Both New Labour and the Conservatives have shown their cowardice in the light of facts. The Liberal Democrats are the only party tough on drugs, and drug policy. They have the balls to admit the mistakes of the last 38 years.
Cowards.
Nutt's statistics clearly show that horse-riding kills 100 people a year. This is shattering lives and dividing communities. I propose the following:
1. The riding of horses shall be made illegal.
2. The breeding of horses shall also be made illegal.
3. The supply or sale of horses shall also be made illegal.
Anyone caught with a horse shall be imprisoned for up to 5 years. Those breeding, and/or distributing horses will the maximum force of the law.
There, job done! It's so simple, why don't people just do that with drugs? It'd solve the whole problem overnight.
Maybe Gordon is slightly autistic? This might help with his behavior problems:
http://www.momlogic.com/2009/11/can_mar
NO no, just make hoses illegal - well, maybe not sea horses - saves oceans of time...
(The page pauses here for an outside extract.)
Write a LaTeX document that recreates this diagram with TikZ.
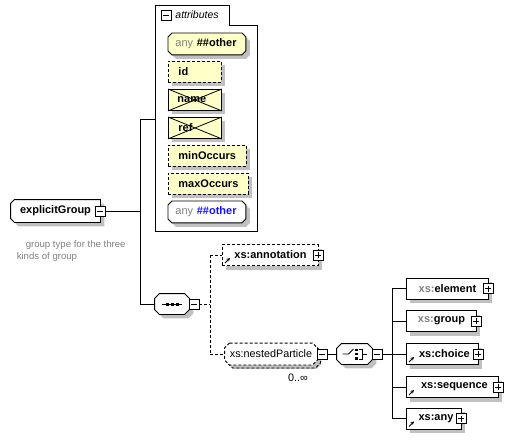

I remember people saying the party line in USSR and thinking somewhat differently led to a breakdown 1989 re 'The case for Democracy' by Natan Sharansky (George Bush's favourite book circa 2005) from which Condoleeza Rice on January 18, 2005, Rice elaborated on the concept: "The world should apply what Natan Sharansky calls the "town square test": if a person cannot walk into the middle of the town square and express his or her views without fear of arrest, imprisonment, or physical harm, (eg dismissal ed.) then that person is living in a fear society, not a free society.
Would like to know more, expand please...
Then there is all the educational and sociological expertise that is ignored.